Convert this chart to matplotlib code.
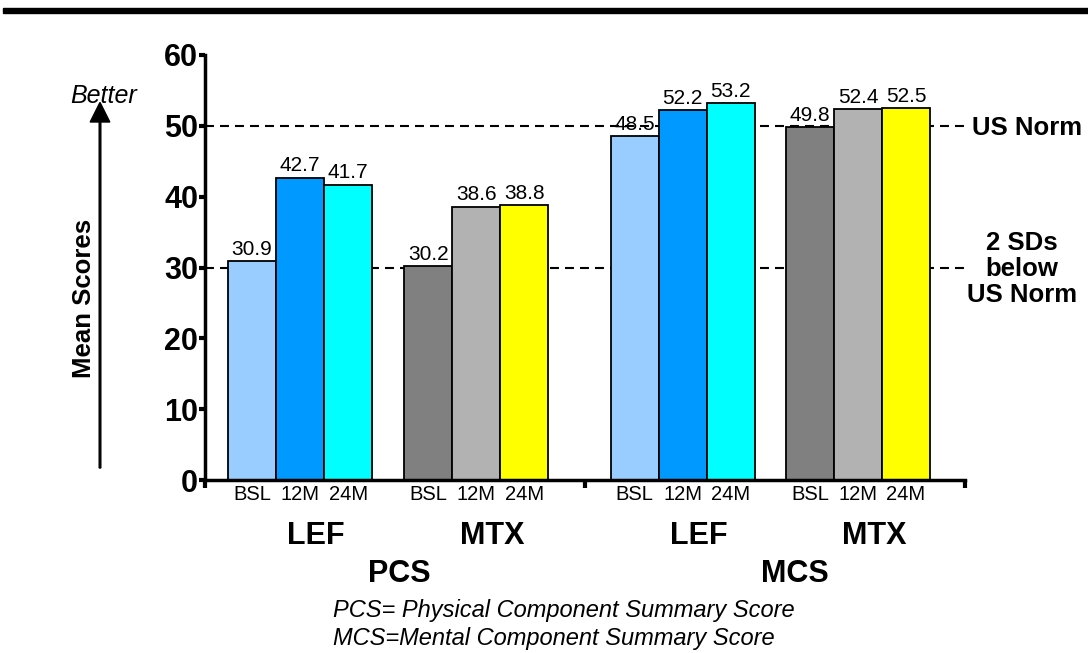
import matplotlib
matplotlib.use("Agg")
import matplotlib.pyplot as plt
import numpy as np

plt.rcParams['font.family'] = ['Liberation Sans', 'DejaVu Sans']

# data
timepoints = ['BSL', '12M', '24M']
groups = ['LEF', 'MTX', 'LEF', 'MTX']
summaries = ['PCS', 'MCS']
scores = [
    [30.9, 42.7, 41.7],   # PCS LEF
    [30.2, 38.6, 38.8],   # PCS MTX
    [48.5, 52.2, 53.2],   # MCS LEF
    [49.8, 52.4, 52.5],   # MCS MTX
]
colors = [
    ['#99CCFF', '#0099FF', '#00FFFF'],
    ['#808080', '#B2B2B2', '#FFFF00'],
    ['#99CCFF', '#0099FF', '#00FFFF'],
    ['#808080', '#B2B2B2', '#FFFF00'],
]
us_norm = 50
sd_below = 30
yticks = [0, 10, 20, 30, 40, 50, 60]

group_centers = [1.98, 5.65, 9.95, 13.6]
summary_centers = [4.04, 12.29]
bar_w = 1.0
half_edge = 7.92
x_max = 15.83

fig = plt.figure(figsize=(10.88, 6.53), dpi=100)
ax = fig.add_axes([205 / 1088, 1 - 480 / 653, 760 / 1088, 425 / 653])

for g, (cx, vals, cols) in enumerate(zip(group_centers, scores, colors)):
    xs = cx + (np.arange(3) - 1) * bar_w
    ax.bar(xs, vals, width=bar_w, color=cols, edgecolor='black', linewidth=1.3, zorder=2)
    for x, v in zip(xs, vals):
        ax.text(x, v + 0.3, f'{v:.1f}', ha='center', va='bottom', fontsize=15, zorder=3)
    for x, t in zip(xs, timepoints):
        ax.text(x, -2.1, t, ha='center', va='center', fontsize=14.5)
    ax.text(cx + 0.33, -7.9, groups[g], ha='center', va='center', fontsize=22, fontweight='bold')

for cx, s in zip(summary_centers, summaries):
    ax.text(cx, -13.3, s, ha='center', va='center', fontsize=22, fontweight='bold')

ax.axhline(us_norm, color='black', linestyle=(0, (4.3, 2.9)), linewidth=1.5, zorder=1.5)
ax.axhline(sd_below, color='black', linestyle=(0, (4.3, 2.9)), linewidth=1.5, zorder=1.5)

ax.set_xlim(0, x_max)
ax.set_ylim(0, 60)
ax.set_yticks(yticks)
ax.set_yticklabels([str(t) for t in yticks], fontsize=22, fontweight='bold')
ax.tick_params(axis='y', direction='out', length=4, width=3, pad=1)
ax.set_xticks([0, half_edge, x_max])
ax.set_xticklabels([])
ax.tick_params(axis='x', direction='out', length=6, width=3)
for side in ['top', 'right']:
    ax.spines[side].set_visible(False)
for side in ['left', 'bottom']:
    ax.spines[side].set_linewidth(2.5)

# right side annotations
fig.text(1027 / 1088, 1 - 128 / 653, 'US Norm', ha='center', va='center', fontsize=18.5, fontweight='bold')
fig.text(1022 / 1088, 1 - 269 / 653, '2 SDs\nbelow\nUS Norm', ha='center', va='center',
         fontsize=18.5, fontweight='bold', linespacing=1.1)

# left side: "Better" arrow and axis title
fig.text(104 / 1088, 1 - 96 / 653, 'Better', ha='center', va='center', fontsize=18, style='italic')
fig.add_artist(matplotlib.patches.FancyArrow(
    100 / 1088, 1 - 468 / 653, 0, (468 - 122) / 653, width=0.0015,
    head_width=0.018, head_length=0.03, length_includes_head=False,
    color='black', transform=fig.transFigure))
fig.text(84 / 1088, 1 - 298 / 653, 'Mean Scores', rotation=90, ha='center', va='center',
         fontsize=18.5, fontweight='bold')

# footnotes
fig.text(333 / 1088, 1 - 610 / 653, 'PCS= Physical Component Summary Score', ha='left',
         va='center', fontsize=17, style='italic')
fig.text(333 / 1088, 1 - 638 / 653, 'MCS=Mental Component Summary Score', ha='left',
         va='center', fontsize=17, style='italic')

# heavy rule at the top
fig.add_artist(matplotlib.patches.Rectangle((3 / 1088, 1 - 13 / 653), 1, 5 / 653,
                                            color='black', transform=fig.transFigure))

fig.savefig('out.png', dpi=100)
....
• _YOUR GOAL_
Copy nothing but the lines from the top of the material through the line holding "plt.rcParams['font.family'] = ['Liberation", exactly as written; omit pictures.

• _EXERCISE SOLUTION_
Convert this chart to matplotlib code.
import matplotlib
matplotlib.use("Agg")
import matplotlib.pyplot as plt
import numpy as np

plt.rcParams['font.family'] = ['Liberation Sans', 'DejaVu Sans']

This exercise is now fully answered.